Mechanical engineer Anjan Contractor, Senior Mechanical Engineer at Systems and Materials Research Corporation, received the fund to begin on phase one of the 3D food printer prototype.
Thee dimensional food printing works by using basic “building blocks” of food in replaceable powder cartridges. Cartridges have a three decade lifespan, which can assist in waste reduction.
Contractor proved in Nov. 2012 that his technology is able to produce chocolate.
According to digital news outlet Quartz, Contractor will begin attempting to print a pizza within the next few weeks.
By combining each block, a wide range of foods should be able to be created by the printer.
The pizza printer is said to print a layer of dough first. Next, tomato powder, water, and oil will be mixed as the dough is being cooked, according to Quartz.
Many have commented on how this technology resembles the Star Trek “replicator,” a science fiction machine that can synthesize meals and other objects on demand.
According to Quartz, Contractor envisions the machine to be able to feed the earth’s projected 12 billion people one day, “customizing nutritionally-appropriate meals…from cartridges of powder and oils they can buy at the corner grocery store.”
The machine would also aim to reduce food waste since its powder’s shelf life is 30 years.
Contractor’s research company is currently in early stages of the concept, and no machine has been created yet that can actually provide food for long distance space travel.
“My guess is that before researchers address the question of food safety from such a system, they will first need to determine if such a machine can actually work in microgravity and what materials it might use,” David E. Steitz, NASA’s Senior Public Affairs Officer said in an email to The Epoch Times.

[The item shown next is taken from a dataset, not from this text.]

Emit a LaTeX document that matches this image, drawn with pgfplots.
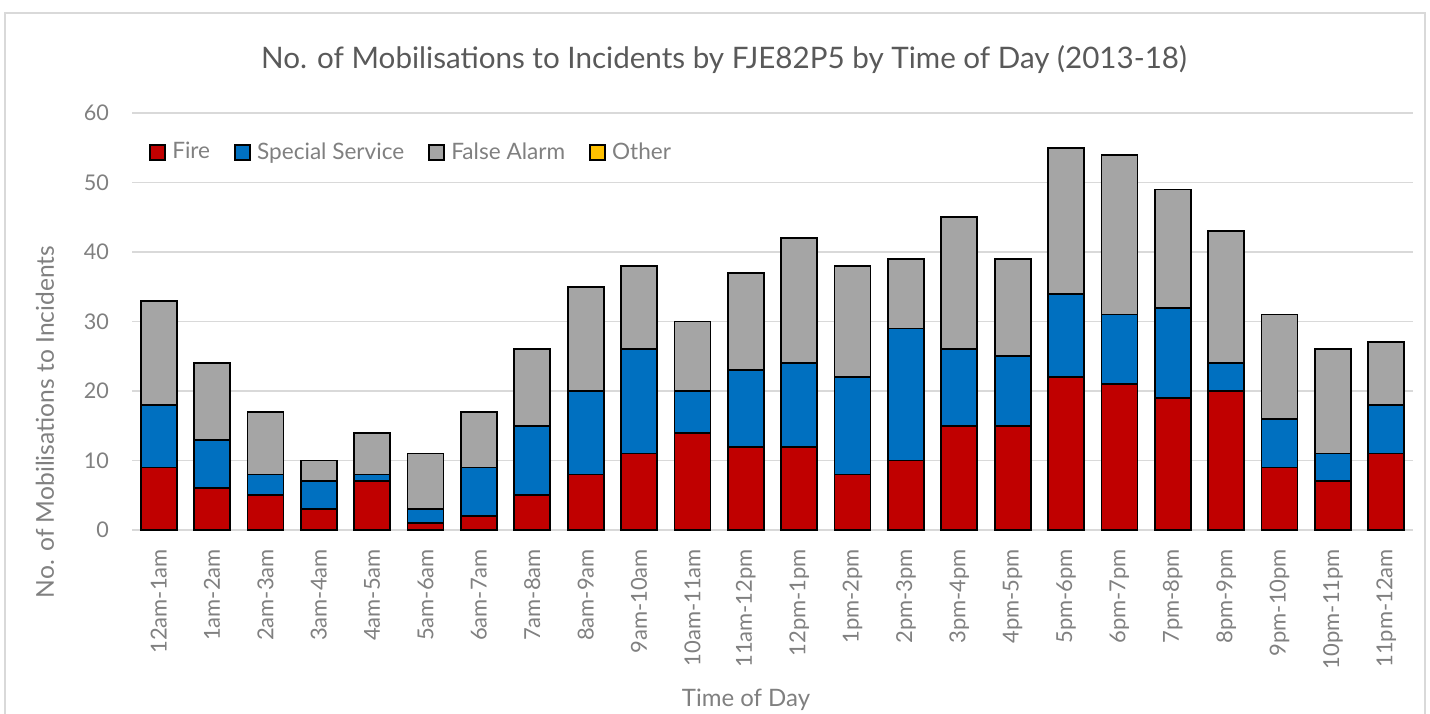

Several nutrition experts declined to comment on the topic because there is too little information known about 3D food printing at this time.

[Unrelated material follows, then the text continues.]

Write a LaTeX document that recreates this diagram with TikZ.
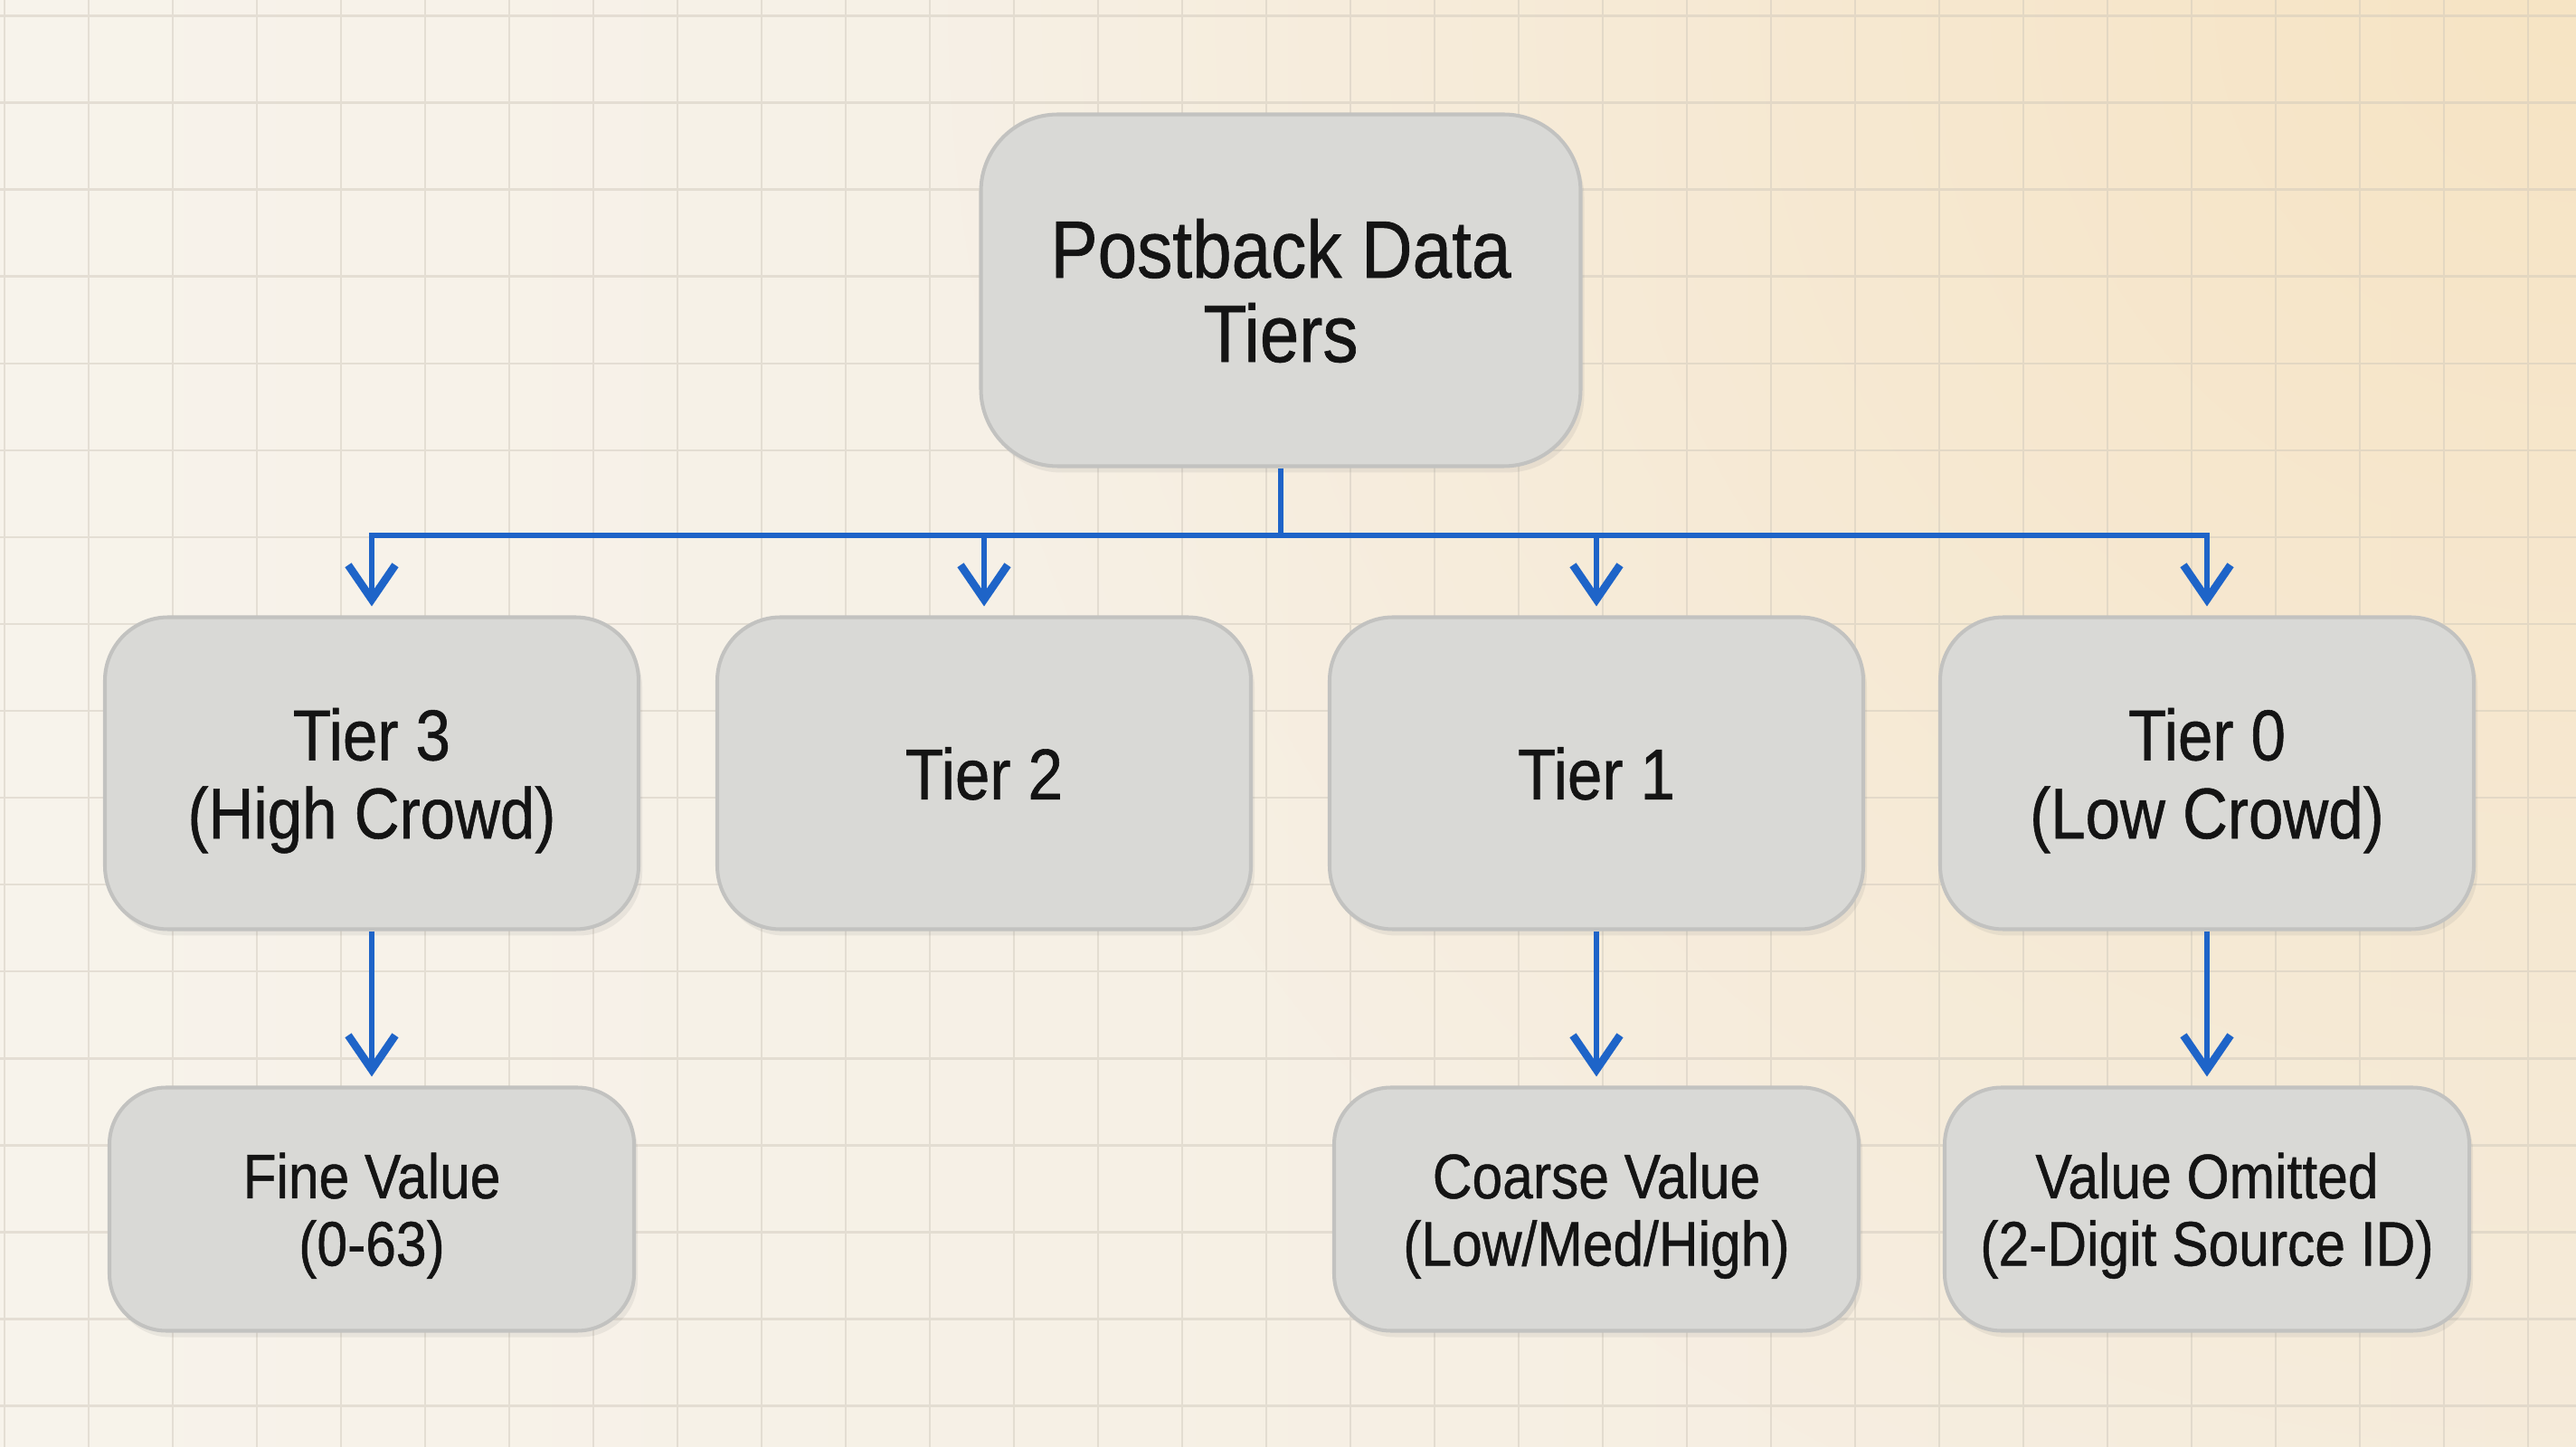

But some feel that maintaining good nutrition in 3D food should not be a problem.
“It should be possible to maintain good nutritional qualities in the dried state although how the powders are stored will be important,” said John Coupland, Chair of the Ingredients as Materials Impact Group at Penn State University.
But “fats and oils will tend to go rancid over long storage and vitamins can break down,” he added. “Its an interesting approach but I think they will struggle to convert the powders into something recognizable as food.”